Theories of communication I will be discussing theories of communication by Argyle and Tuckman. Argyles theories are for one to one communication whereas Tuckman’s theory is for group communication. Argyle and Tuckman are two well known theorists who have put forward theories about interpersonal communication. Michael argyle (1972)
The communication Cycle. Argyle believed that interpersonal communication is like learning how to drive, a skill that can be developed. It involves building an understanding of listening, observing and reflecting on what other people try to communicate.
Argyles stages of communication cycle are where an idea occurs, message coded, message sent, message received, message decoded, message understood. It also takes into thought how you put your idea across e.g. body language. The communication cycle can help communicate in difficult circumstances where it may be hard to put your ideas across or it may be a sensitive subject. Idea occurs: You have an Idea to communicate. You think about the thing you are about to say and who to.

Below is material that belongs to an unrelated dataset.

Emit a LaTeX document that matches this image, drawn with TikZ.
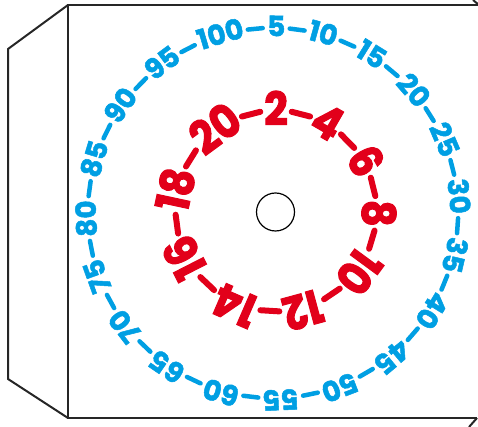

We need to think about what we are trying to say, and how to say this in a clear, effective way Message coded:
You think about how you are going to say what you are thinking. You put your thoughts into language or into some other code such as sign language. You should try and consider the most effective communication method depending on the situation and the person with whom we will be communicating. Message sent:
You speak, sign, write or in some other way, send your message. You need to make sure that you choose the most effective method of communication, and that you use this communication method in the most correct way. You should not try to rush the message being sent because it could cause misunderstanding between two people who are communicating. Message received:
The other person has to be able sense your message. They hear your words or
see your symbols. Whenever the message gets received by the receiver. The person has to make sense of the message given to them. In a health care setting you should be aware of the potential difficulties and be aware of how to take steps in order to lessen these difficulties. Message decoded:
The other person has to interpret or translate your message or what you have said. This may not always be easy as they may make assumptions about your words and body language Message understood: If all goes well your ideas will be understood but this does not always happen the first time. They will respond on what they understood, it might be a perfect response or they might have miss understood you but some people don’t always understand exactly what you mean. The Communication Cycle is a useful thing to use when trying to communicate sensitive subjects. If we are trying to communicate, for example, someone dying, we can use the Communication Cycle to make sure that we don’t say anything insensitive or even hurtful to the person who is meant to be receiving the information,
Bruce Tuckman (1965)
Tuckman thought that the communication within a group can be effected by how the people should feel around each other and if these people have first met different people may have different reactions. Tuckman’s theory stages can help a group reach effective communication more quickly; with more understanding .Tuckman suggested four stages to a process groups go through. Forming:
A group of strangers come together for a meeting and begin to talk about themselves .This stage is important because group members get to know each other and become friendly. At first group members tend to behave independently and although goodwill exists they do not know each other well enough to unconditionally trust one another. Also the behaviour of each individual is driven by a desire to be accepted by others in the group. Conflict and controversial topics are avoided and group members focus on the task at hand. Individuals are also gathering information and impressions about each other. Although this is a comfortable stage to be in, the avoidance of conflict means not a lot of work gets done. Storming:
This is when the group begin to fall out with certain people and there is tension within the group and disagreement about how the group acts. In this stage important issues start to be addressed. Some people’s patience will break early and minor confrontations arise that are quickly dealt with. This is important for the growth of the group. This stage distinguishes the strong groups from the weaker ones as some group do not make it past this stage. Relationships between group members will be made or broken at this stage and some will never recover. It is important for the group to have a strong leadership at this stage. Norming:
At this stage the team agree on rules and values by which they will work. The group begin to trust themselves and individuals start to take greater responsibility so the leader can take a step back. This is also when things composed within the group and they find themselves coming to an agreement and meet each other halfway and they can work effectively and comfortably. Also After the arguments, they now have a better understanding of each other and are more able to appreciate each other’s skills and experience. They will listen, appreciate, and support each other. However, individuals have to work hard to keep this stage. Performing:
Not all groups reach this stage as its characterised by a state of interpendence and flexibility. Everyone is task-orientated, and this high degree of comfort means that all the energy of the group can be directed towards the task in hand and they can completes tasks more quickly and efficiently. Decision making is collaborative and there will be high level of respect in the group for each other.
Tuckman added this stage after 10 years. This stage is about completion and disengagement, both from the tasks and the group members. Individuals will be proud of having achieved much and glad to have been part such a successful it also means breaking up the team.